A risk factor is anything that affects the chance of having a disease such as cancer. Different cancers have different risk factors. For example, smoking is a risk factor for several types of cancer in adults.
Lifestyle-related risk factors such as diet, body weight, physical activity, and tobacco use play a major role in many adult cancers. But these factors usually take many years to influence cancer risk, and they are not thought to play much of a role in childhood cancers, including rhabdomyosarcomas.
No environmental factors (such as exposures during the mother's pregnancy or in early childhood) are known to increase the chance of getting rhabdomyosarcoma.
Age and gender
Rhabdomyosarcomas are most common in children under the age of 10, but they can also occur in teens and adults. They are slightly more common in boys than in girls.
Inherited conditions
Some people inherit a tendency to develop certain types of cancer. The DNA we inherit from our parents may have certain changes that account for this tendency to develop cancer. Some rare inherited conditions increase the risk of rhabdomyosarcoma (and usually some other tumors as well).

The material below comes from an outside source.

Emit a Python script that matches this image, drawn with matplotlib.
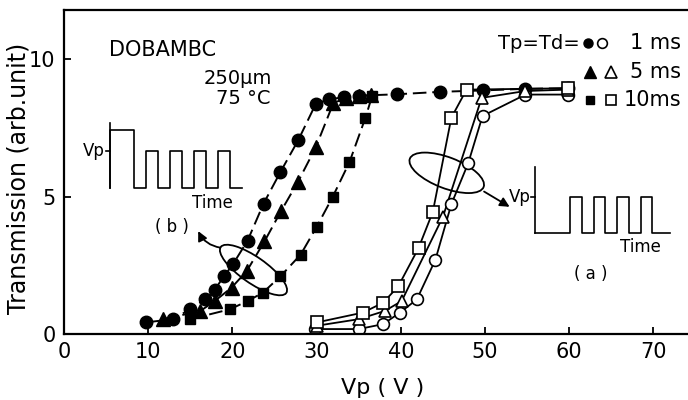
import matplotlib
matplotlib.use('Agg')
import matplotlib.pyplot as plt
import matplotlib.transforms as mtransforms
from matplotlib.patches import Ellipse

# --- data: Vp (V) vs transmission (arb. unit) ---
# (b) filled markers, first pulse large
v_b1 = [9.7, 12.9, 15.0, 16.7, 17.9, 19.0, 20.1, 21.8, 23.7, 25.7, 27.8, 29.9,
        31.5, 33.2, 35.0, 39.5, 44.7, 49.7, 54.8, 59.8]
t_b1 = [0.42, 0.54, 0.90, 1.26, 1.62, 2.10, 2.56, 3.40, 4.75, 5.90, 7.05, 8.38,
        8.55, 8.62, 8.68, 8.73, 8.82, 8.87, 8.93, 8.95]
v_b5 = [11.8, 16.2, 17.9, 19.9, 21.7, 23.8, 25.8, 27.8, 29.9, 32.0, 33.5, 35.0, 36.5]
t_b5 = [0.54, 0.84, 1.20, 1.69, 2.29, 3.37, 4.49, 5.55, 6.80, 8.42, 8.58, 8.65, 8.70]
v_b10 = [15.0, 19.7, 21.8, 23.6, 25.7, 28.1, 30.0, 31.9, 33.9, 35.8, 36.6]
t_b10 = [0.54, 0.90, 1.20, 1.50, 2.10, 2.89, 3.90, 4.99, 6.26, 7.88, 8.68]

# (a) open markers, equal pulses
v_a1 = [29.8, 35.0, 37.9, 39.9, 41.9, 44.1, 46.0, 48.0, 49.7, 54.8, 59.8]
t_a1 = [0.18, 0.18, 0.36, 0.78, 1.26, 2.70, 4.73, 6.22, 7.94, 8.72, 8.72]
v_a5 = [30.0, 35.0, 38.1, 40.1, 45.0, 49.6, 54.8, 59.8]
t_a5 = [0.30, 0.54, 0.84, 1.20, 4.27, 8.60, 8.85, 8.90]
v_a10 = [30.0, 35.5, 37.9, 39.7, 42.1, 43.8, 46.0, 47.8, 59.8]
t_a10 = [0.42, 0.78, 1.14, 1.74, 3.13, 4.45, 7.88, 8.90, 8.95]

x_ticks = [0, 10, 20, 30, 40, 50, 60, 70]
y_ticks = [0, 5, 10]

# pulse trains for the two insets (time units, Vp = 1)
wave_b_t = [0, 0, 2, 2, 3, 3, 4, 4, 5, 5, 6, 6, 7, 7, 8, 8, 9, 9, 10, 10, 11]
wave_b_v = [0, 1.57, 1.57, 0, 0, 1, 1, 0, 0, 1, 1, 0, 0, 1, 1, 0, 0, 1, 1, 0, 0]
wave_a_t = [0, 3, 3, 4, 4, 5, 5, 6, 6, 7, 7, 8, 8, 9, 9, 10, 10, 11.5]
wave_a_v = [0, 0, 1, 1, 0, 0, 1, 1, 0, 0, 1, 1, 0, 0, 1, 1, 0, 0]

plt.rcParams['font.family'] = ['DejaVu Sans']
W, H = 688, 400
fig = plt.figure(figsize=(W / 100, H / 100), dpi=100)
ax = fig.add_axes([64 / W, 66 / H, 624 / W, 324 / H])
ax.set_xlim(0, 74.1)
ax.set_ylim(0, 11.8)

dash = (0, (7, 3))
ax.plot(v_b1, t_b1, color='black', lw=1.4, ls=dash)
ax.plot(v_b5, t_b5, color='black', lw=1.4, ls=dash)
ax.plot(v_b10, t_b10, color='black', lw=1.4, ls=dash)
ax.plot(v_a1, t_a1, color='black', lw=1.3)
ax.plot(v_a5, t_a5, color='black', lw=1.3)
ax.plot(v_a10, t_a10, color='black', lw=1.3)

ax.plot(v_b1, t_b1, 'o', color='black', ms=9)
ax.plot(v_b5, t_b5, '^', color='black', ms=10)
ax.plot(v_b10, t_b10, 's', color='black', ms=7)
openm = dict(mfc='white', mec='black', mew=1.2, ls='none')
ax.plot(v_a1, t_a1, 'o', ms=8.5, **openm)
ax.plot(v_a5, t_a5, '^', ms=9, **openm)
ax.plot(v_a10, t_a10, 's', ms=8.5, **openm)

ax.set_xticks(x_ticks)
ax.set_yticks(y_ticks)
ax.tick_params(direction='in', length=5, width=1.3, labelsize=15, pad=6)
for s in ax.spines.values():
    s.set_linewidth(1.6)
ax.spines['right'].set_visible(False)
ax.set_xlabel('Vp ( V )', fontsize=16)
ax.xaxis.set_label_coords(0.511, -0.135)
ax.set_ylabel('Transmission (arb.unit)', fontsize=17)
ax.yaxis.set_label_coords(-0.054, 0.48)

# sample description
ax.text(5.4, 10.33, 'DOBAMBC', fontsize=15, va='center', ha='left')
ax.text(24.7, 9.31, '250μm', fontsize=14, va='center', ha='right')
ax.text(24.5, 8.58, '75 °C', fontsize=14, va='center', ha='right')

# legend built by hand like the original
ax.text(61.3, 10.58, 'Tp=Td=', fontsize=14, va='center', ha='right')
ax.plot([62.2], [10.58], 'o', color='black', ms=6.5)
ax.plot([63.9], [10.58], 'o', ms=7, **openm)
ax.text(73.3, 10.58, '1 ms', fontsize=15, va='center', ha='right')
ax.plot([62.5], [9.53], '^', color='black', ms=8)
ax.plot([65.0], [9.53], '^', ms=8, **openm)
ax.text(73.3, 9.53, '5 ms', fontsize=15, va='center', ha='right')
ax.plot([62.5], [8.51], 's', color='black', ms=5.5)
ax.plot([65.0], [8.51], 's', ms=7.5, **openm)
ax.text(73.3, 8.51, '10ms', fontsize=15, va='center', ha='right')


def ring(cx, cy, w_px, h_px, angle):
    tr = fig.dpi_scale_trans + mtransforms.ScaledTranslation(cx, cy, ax.transData)
    ax.add_patch(Ellipse((0, 0), w_px / 100, h_px / 100, angle=angle,
                         fill=False, lw=1.3, color='black', transform=tr))


ring(22.5, 2.33, 80, 26, -35)
ring(45.45, 5.87, 79, 31, -21)
ax.annotate('', xy=(15.8, 3.84), xytext=(18.9, 3.13),
            arrowprops=dict(arrowstyle='-|>', lw=1.3, color='black',
                            mutation_scale=14, connectionstyle='arc3,rad=-0.3'))
ax.annotate('', xy=(53.2, 4.58), xytext=(49.6, 5.24),
            arrowprops=dict(arrowstyle='-|>', lw=1.3, color='black', mutation_scale=14))
ax.text(12.8, 3.9, '( b )', fontsize=12, ha='center', va='center')
ax.text(62.5, 2.2, '( a )', fontsize=12, ha='center', va='center')


def pulse_inset(px0, py_base, w_px, h_px, t, v, tmax, vmax, time_x):
    ia = fig.add_axes([px0 / W, (H - py_base) / H, w_px / W, h_px / H])
    ia.set_xlim(0, tmax)
    ia.set_ylim(0, vmax)
    ia.axis('off')
    ia.plot(t, v, color='black', lw=1.2, clip_on=False)
    ia.plot([0, 0], [0, vmax], color='black', lw=1.2, clip_on=False)
    ia.plot([-0.35, 0], [1, 1], color='black', lw=1.2, clip_on=False)
    ia.text(-0.4, 1, 'Vp', fontsize=12, ha='right', va='center')
    ia.text(time_x, -0.15, 'Time', fontsize=12, ha='center', va='top')
    return ia


pulse_inset(110, 188, 132, 65, wave_b_t, wave_b_v, 11, 1.76, 8.5)
pulse_inset(535, 232.7, 135, 65.7, wave_a_t, wave_a_v, 11.5, 1.86, 9.0)

fig.savefig('out.png', dpi=100)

- Members of families with Li-Fraumeni syndrome are more likely to develop sarcomas, breast cancer, leukemia, and some other cancers.
- Children with Beckwith-Wiedemann syndrome have a high risk of developing Wilms tumor, a type of kidney cancer, but they may also develop rhabdomyosarcoma.
- Neurofibromatosis, also known as von Recklinghausen disease, usually causes multiple nerve tumors, but it also increases the risk of rhabdomyosarcoma.
- Costello syndrome is a very rare congenital abnormality. Children with this syndrome have high birth weights but then fail to grow well and are short. They also tend to have a large head. They are prone to develop rhabdomyosarcomas as well as other tumors.
These conditions are rare and account for only a small fraction of rhabdomyosarcoma cases. But they suggest that the key to understanding rhabdomyosarcoma will come from studying genes and how they work in very early life to control cell growth and development.